# Upcoming service change



## zwodubber (Feb 24, 2011)

This is an ironworks shop that has 2 existing services, one delta and one wye. Our company will be replacing the delta with a wye and I was along for the site analysis only because I am running new cat5e lines for new offices to the server room.

After I checked out my part I snapped some pics of the services. I'll get some panel pics tomorrow, this is all I have for now. 





















Square D reps were there as well


----------



## HARRY304E (Sep 15, 2010)

zwodubber said:


> This is an ironworks shop that has 2 existing services, one delta and one wye.
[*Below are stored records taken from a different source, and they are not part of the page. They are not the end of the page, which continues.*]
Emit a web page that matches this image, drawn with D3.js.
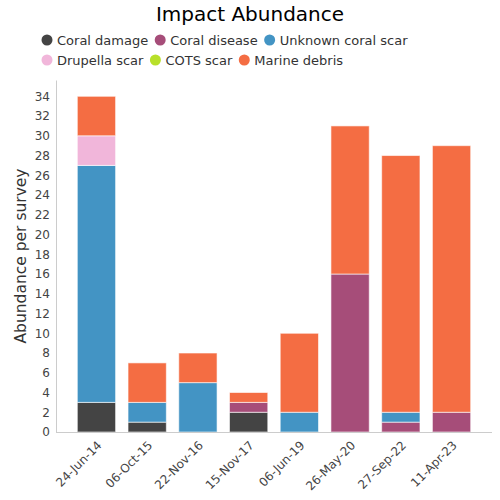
<!DOCTYPE html>
<html>
<head>
<meta charset="utf-8">
<script src="https://cdn.jsdelivr.net/npm/d3@7"></script>
<style>
  body { margin: 0; background: #fff; }
  svg { font-family: "DejaVu Sans", sans-serif; }
</style>
</head>
<body>
<div id="chart"></div>
<script>
const dates = ["24-Jun-14", "06-Oct-15", "22-Nov-16", "15-Nov-17", "06-Jun-19", "26-May-20", "27-Sep-22", "11-Apr-23"];
const seriesNames = ["Coral damage", "Coral disease", "Unknown coral scar", "Drupella scar", "COTS scar", "Marine debris"];
const seriesColors = ["#444444", "#a64d79", "#4394c4", "#f1b6da", "#b8e02a", "#f46d43"];
const coralDamage = [3, 1, 0, 2, 0, 0, 0, 0];
const coralDisease = [0, 0, 0, 1, 0, 16, 1, 2];
const unknownScar = [24, 2, 5, 0, 2, 0, 1, 0];
const drupellaScar = [3, 0, 0, 0, 0, 0, 0, 0];
const cotsScar = [0, 0, 0, 0, 0, 0, 0, 0];
const marineDebris = [4, 4, 3, 1, 8, 15, 26, 27];
const yTicks = d3.range(0, 35, 2);

const seriesValues = [coralDamage, coralDisease, unknownScar, drupellaScar, cotsScar, marineDebris];

const W = 500, H = 500;
const svg = d3.select("#chart").append("svg").attr("width", W).attr("height", H);

const table = dates.map((d, i) => {
  const row = { date: d };
  seriesNames.forEach((s, j) => row[s] = seriesValues[j][i]);
  return row;
});
const stacked = d3.stack().keys(seriesNames)(table);

const x = d3.scaleBand().domain(dates).range([56, 492]).paddingInner(0.245).paddingOuter(0.42);
const y = d3.scaleLinear().domain([0, 35.65]).range([432, 80]);

// title
svg.append("text").attr("x", 250).attr("y", 21).attr("text-anchor", "middle")
  .attr("font-size", 20).attr("fill", "#000").text("Impact Abundance");

// legend
const legendRows = [[0, 1, 2], [3, 4, 5]];
legendRows.forEach((row, r) => {
  let cx = 47;
  const cy = 40 + r * 20;
  row.forEach(j => {
    const g = svg.append("g");
    g.append("circle").attr("cx", cx).attr("cy", cy).attr("r", 5.5).attr("fill", seriesColors[j]);
    const t = g.append("text").attr("x", cx + 10).attr("y", cy + 4.5).attr("font-size", 13)
      .attr("fill", "#333").text(seriesNames[j]);
    const w = t.node().getComputedTextLength();
    cx = cx + 10 + w + 12;
  });
});

// bars
const layers = svg.append("g").selectAll("g").data(stacked).join("g")
  .attr("fill", (d, i) => seriesColors[i]);
layers.selectAll("rect").data(d => d.filter(p => p[1] - p[0] > 0).map(p => ({ p, date: p.data.date })))
  .join("rect")
  .attr("x", d => x(d.date))
  .attr("width", x.bandwidth())
  .attr("y", d => y(d.p[1]))
  .attr("height", d => y(d.p[0]) - y(d.p[1]))
  .attr("stroke", "#ffffff").attr("stroke-opacity", 0.6).attr("stroke-width", 1);

// y axis
const yAxis = svg.append("g").attr("transform", "translate(56,0)")
  .call(d3.axisLeft(y).tickValues(yTicks).tickSize(0).tickPadding(6));
yAxis.select(".domain").attr("stroke", "#ccc");
yAxis.selectAll("text").attr("font-size", 12).attr("fill", "#444").attr("font-family", "DejaVu Sans, sans-serif");

// x axis
const xAxis = svg.append("g").attr("transform", "translate(0,432)")
  .call(d3.axisBottom(x).tickSize(0).tickPadding(0));
xAxis.select(".domain").attr("d", "M56,0.5H492").attr("stroke", "#ccc");
xAxis.selectAll("text").attr("font-size", 12).attr("fill", "#444").attr("font-family", "DejaVu Sans, sans-serif")
  .attr("text-anchor", "end").attr("dy", null).attr("y", 0)
  .attr("transform", "translate(6,14) rotate(-45)");

// y title
svg.append("text").attr("transform", "translate(26,256) rotate(-90)").attr("text-anchor", "middle")
  .attr("font-size", 15.5).attr("fill", "#333").text("Abundance per survey");
</script>
</body>
</html>
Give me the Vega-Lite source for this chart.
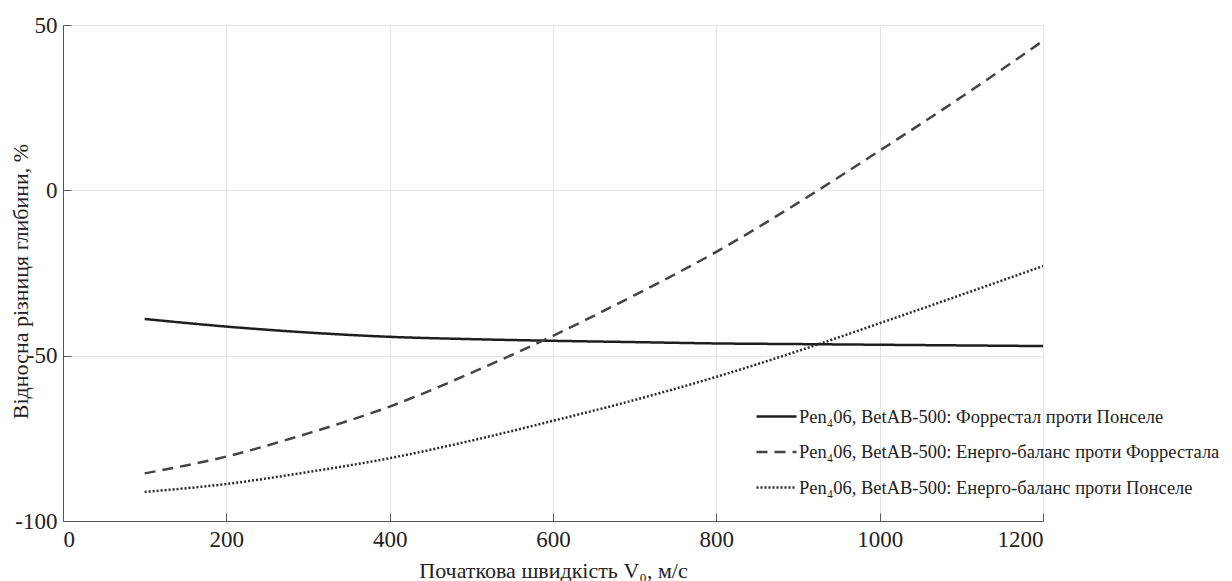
{
  "$schema": "https://vega.github.io/schema/vega-lite/v6.json",
  "width": 980,
  "height": 496,
  "autosize": {"type": "none"},
  "padding": {"left": 63, "top": 25, "right": 189, "bottom": 60},
  "background": "white",
  "config": {
    "view": {"stroke": null},
    "font": "Liberation Serif"
  },
  "data": {
    "values": [
      {"s": "Pen₄06, BetAB-500: Форрестал проти Понселе", "v": 100, "d": -38.9},
      {"s": "Pen₄06, BetAB-500: Форрестал проти Понселе", "v": 200, "d": -41.2},
      {"s": "Pen₄06, BetAB-500: Форрестал проти Понселе", "v": 300, "d": -43.0},
      {"s": "Pen₄06, BetAB-500: Форрестал проти Понселе", "v": 400, "d": -44.3},
      {"s": "Pen₄06, BetAB-500: Форрестал проти Понселе", "v": 500, "d": -45.0},
      {"s": "Pen₄06, BetAB-500: Форрестал проти Понселе", "v": 600, "d": -45.5},
      {"s": "Pen₄06, BetAB-500: Форрестал проти Понселе", "v": 700, "d": -45.9},
      {"s": "Pen₄06, BetAB-500: Форрестал проти Понселе", "v": 800, "d": -46.3},
      {"s": "Pen₄06, BetAB-500: Форрестал проти Понселе", "v": 900, "d": -46.5},
      {"s": "Pen₄06, BetAB-500: Форрестал проти Понселе", "v": 1000, "d": -46.7},
      {"s": "Pen₄06, BetAB-500: Форрестал проти Понселе", "v": 1100, "d": -46.9},
      {"s": "Pen₄06, BetAB-500: Форрестал проти Понселе", "v": 1200, "d": -47.1},
      {"s": "Pen₄06, BetAB-500: Енерго-баланс проти Форрестала", "v": 100, "d": -85.6},
      {"s": "Pen₄06, BetAB-500: Енерго-баланс проти Форрестала", "v": 200, "d": -80.5},
      {"s": "Pen₄06, BetAB-500: Енерго-баланс проти Форрестала", "v": 300, "d": -73.5},
      {"s": "Pen₄06, BetAB-500: Енерго-баланс проти Форрестала", "v": 400, "d": -65.4},
      {"s": "Pen₄06, BetAB-500: Енерго-баланс проти Форрестала", "v": 500, "d": -55.2},
      {"s": "Pen₄06, BetAB-500: Енерго-баланс проти Форрестала", "v": 600, "d": -44.0},
      {"s": "Pen₄06, BetAB-500: Енерго-баланс проти Форрестала", "v": 700, "d": -31.7},
      {"s": "Pen₄06, BetAB-500: Енерго-баланс проти Форрестала", "v": 800, "d": -18.6},
      {"s": "Pen₄06, BetAB-500: Енерго-баланс проти Форрестала", "v": 900, "d": -3.8},
      {"s": "Pen₄06, BetAB-500: Енерго-баланс проти Форрестала", "v": 1000, "d": 12.0},
      {"s": "Pen₄06, BetAB-500: Енерго-баланс проти Форрестала", "v": 1100, "d": 28.2},
      {"s": "Pen₄06, BetAB-500: Енерго-баланс проти Форрестала", "v": 1200, "d": 45.2},
      {"s": "Pen₄06, BetAB-500: Енерго-баланс проти Понселе", "v": 100, "d": -91.2},
      {"s": "Pen₄06, BetAB-500: Енерго-баланс проти Понселе", "v": 200, "d": -88.8},
      {"s": "Pen₄06, BetAB-500: Енерго-баланс проти Понселе", "v": 300, "d": -85.2},
      {"s": "Pen₄06, BetAB-500: Енерго-баланс проти Понселе", "v": 400, "d": -81.0},
      {"s": "Pen₄06, BetAB-500: Енерго-баланс проти Понселе", "v": 500, "d": -75.7},
      {"s": "Pen₄06, BetAB-500: Енерго-баланс проти Понселе", "v": 600, "d": -69.7},
      {"s": "Pen₄06, BetAB-500: Енерго-баланс проти Понселе", "v": 700, "d": -63.4},
      {"s": "Pen₄06, BetAB-500: Енерго-баланс проти Понселе", "v": 800, "d": -56.4},
      {"s": "Pen₄06, BetAB-500: Енерго-баланс проти Понселе", "v": 900, "d": -48.6},
      {"s": "Pen₄06, BetAB-500: Енерго-баланс проти Понселе", "v": 1000, "d": -40.2},
      {"s": "Pen₄06, BetAB-500: Енерго-баланс проти Понселе", "v": 1100, "d": -31.6},
      {"s": "Pen₄06, BetAB-500: Енерго-баланс проти Понселе", "v": 1200, "d": -22.9}
    ]
  },
  "mark": {"type": "line", "interpolate": "monotone", "strokeWidth": 2.5, "clip": true},
  "encoding": {
    "x": {
      "field": "v", "type": "quantitative",
      "scale": {"domain": [0, 1200], "nice": false, "zero": false},
      "axis": {
        "values": [0, 200, 400, 600, 800, 1000, 1200],
        "labelExpr": "toString(datum.value)",
        "title": "Початкова швидкість V₀, м/с",
        "titleFont": "Liberation Serif", "titleFontSize": 22, "titleFontWeight": "normal", "titleColor": "#222",
        "titleY": 49, "titleBaseline": "middle",
        "labelFont": "Liberation Serif", "labelFontSize": 23, "labelColor": "#222",
        "labelPadding": 15,
        "tickSize": -8, "tickColor": "#555", "domainColor": "#555",
        "gridColor": "#e3e3e3", "grid": true
      }
    },
    "y": {
      "field": "d", "type": "quantitative",
      "scale": {"domain": [-100, 50], "nice": false, "zero": false},
      "axis": {
        "values": [-100, -50, 0, 50],
        "labelExpr": "toString(datum.value)",
        "title": "Відносна різниця глибини, %",
        "titleFont": "Liberation Serif", "titleFontSize": 22, "titleFontWeight": "normal", "titleColor": "#222",
        "titleX": -43, "titleY": 256, "titleBaseline": "middle",
        "labelFont": "Liberation Serif", "labelFontSize": 23, "labelColor": "#222",
        "labelPadding": 14,
        "tickSize": -8, "tickColor": "#555", "domainColor": "#555",
        "gridColor": "#e3e3e3", "grid": true
      }
    },
    "color": {
      "field": "s", "type": "nominal",
      "scale": {
        "domain": ["Pen₄06, BetAB-500: Форрестал проти Понселе", "Pen₄06, BetAB-500: Енерго-баланс проти Форрестала", "Pen₄06, BetAB-500: Енерго-баланс проти Понселе"],
        "range": ["#1e1e1e", "#444444", "#2a2a2a"]
      },
      "legend": {
        "orient": "none", "legendX": 692, "legendY": 370,
        "title": null,
        "symbolType": "stroke", "symbolSize": 1600, "symbolStrokeWidth": 2.5,
        "labelFont": "Liberation Serif", "labelFontSize": 18.5, "labelColor": "#222",
        "labelOffset": 1, "rowPadding": 4.5,
        "labelLimit": 600
      }
    },
    "strokeDash": {
      "field": "s", "type": "nominal",
      "scale": {
        "domain": ["Pen₄06, BetAB-500: Форрестал проти Понселе", "Pen₄06, BetAB-500: Енерго-баланс проти Форрестала", "Pen₄06, BetAB-500: Енерго-баланс проти Понселе"],
        "range": [[1, 0], [11, 7], [2, 2]]
      },
      "legend": null
    }
  }
}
Our company will be replacing the delta with a wye and I was along for the site analysis only because I am running new cat5e lines for new offices to the server room.
> 
> After I checked out my part I snapped some pics of the services. I'll get some panel pics tomorrow, this is all I have for now.
> 
> ...


Looks like a good job to work on..:thumbup:


----------



## randas (Dec 14, 2008)

Haha CTs on the side of the building... so ghetto


----------



## zwodubber (Feb 24, 2011)

randas said:


> Haha CTs on the side of the building... so ghetto


It looks worse in person...


----------



## HARRY304E (Sep 15, 2010)

zwodubber said:


> It looks worse in person...


So how did it come out ? 

any pictures?


----------



## zwodubber (Feb 24, 2011)

HARRY304E said:


> So how did it come out ?
> 
> any pictures?



They never went through with it due to $$$. We still do regular maintenance here but the service change is on hold.


----------



## kaboler (Dec 1, 2010)

That's only 1 service.


----------



## Magnettica (Jan 23, 2007)

Is that what that smaller conduit is for? For the current transformer conductors? 

That is ghetto but so what? I see that a lot around here.


----------